Who would have thought a desert could be so beautiful?

The idea for our trip came in December, when we started itching to go hiking again, and realized that we'd go crazy if we had to wait for the mid-June Pacific Northwest mountain snowmelt. We'd both heard about the splendor of southern Utah from our families and friends who'd hiked there. On the basis of that (and the enthusiastic recommendations we got from many people we asked in the ensuing months), we planned the trip. We hit the road on May 4.

Charlie drove a bruising 900 miles from Portland, OR to Green River, UT in one day. We woke up to a redrock sunrise after a cramped night in a truck stop parking lot, and we were in Canyonlands NP by noon. We dropped camp two miles in, and then foolishly trooped off for a day-hike-turned-death-march during which we got lost, ran out of water, and didn't make it back to our camp until an hour after sunset.

But oh, the rocks! As a kid, I loved the craggy, tidepool rock formations found on Puget Sound and coastal beaches; climbing each one was a puzzle of where to put each foot and hand in order to get up quickly. Canyonlands is a rock-scrambling paradise -- instead of being on a precarious point fifty feet above the surf, you're on broad rock mini-plateaus, five hundred feet above thirsty desert valleys. Above you tower impossible stone "needles" that look like they were created with a god-sized Magic Sand kit. And it's all RED.

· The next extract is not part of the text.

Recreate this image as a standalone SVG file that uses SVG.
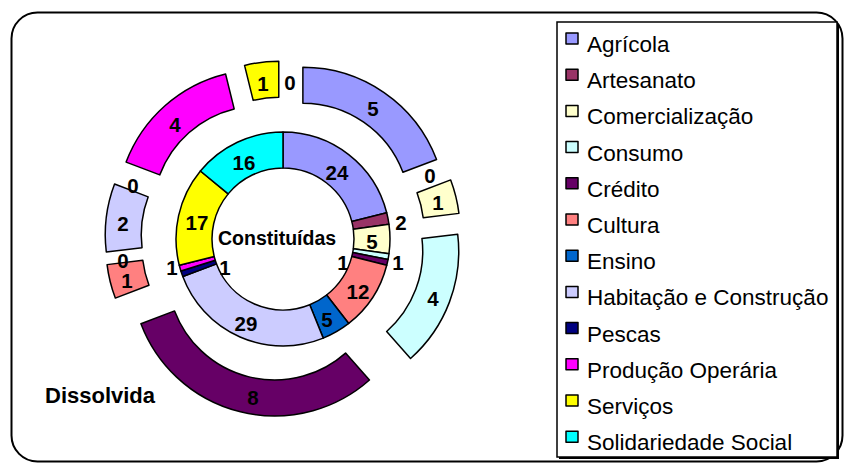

After Canyonlands, we spent three nights in Grand Gulch Primitive Area. The bare rock overhangs here sheltered dozens of Anasazi cliff dwellings, abandoned in the late 13th century for still undeciphered reasons. (Our reading on the trip included tales of the cowboys and farmers who "found" the sites and the exploration done in the last hundred years.) We were impressed to find that one could still be (almost) alone in the wilderness, ten miles from the nearest desert road, in the presence of ancient engineering and cultural marvels.

Did you know that corn cobs look basically the same, whether they're 700 years old or freshly chewed?

Our other major stop was Zion NP in the other southern corner of the state -- worlds away from Canyonlands in terms of rock and vegetation. Zion bears many similarities to Yosemite, in that almost all of the park activity is concentrated in a deep valley walled in by spectacular peaks and waterfalls. Follow the Virgin River out the north end of Zion Canyon, wade upstream in the water, and within a few hundred yards you'll find yourself in a tight narrow corridor, fifty feet wide, a thousand sheer feet tall, with no roof, and with a rushing river for a floor. The Narrows are hikeable for twelve miles in this manner. Ferns and orchids grow in the seep-cracks high up either wall.

We recommend US 50, the self-dubbed "loneliest highway in America" for the long drive home through Nevada. We cruised through the Shasta-Trinity Wilderness on a warm afternoon, passed the Tolkien-esque spring Siskiyous at sunset, and made the whole 1100 miles from Zion back to Portland in one day.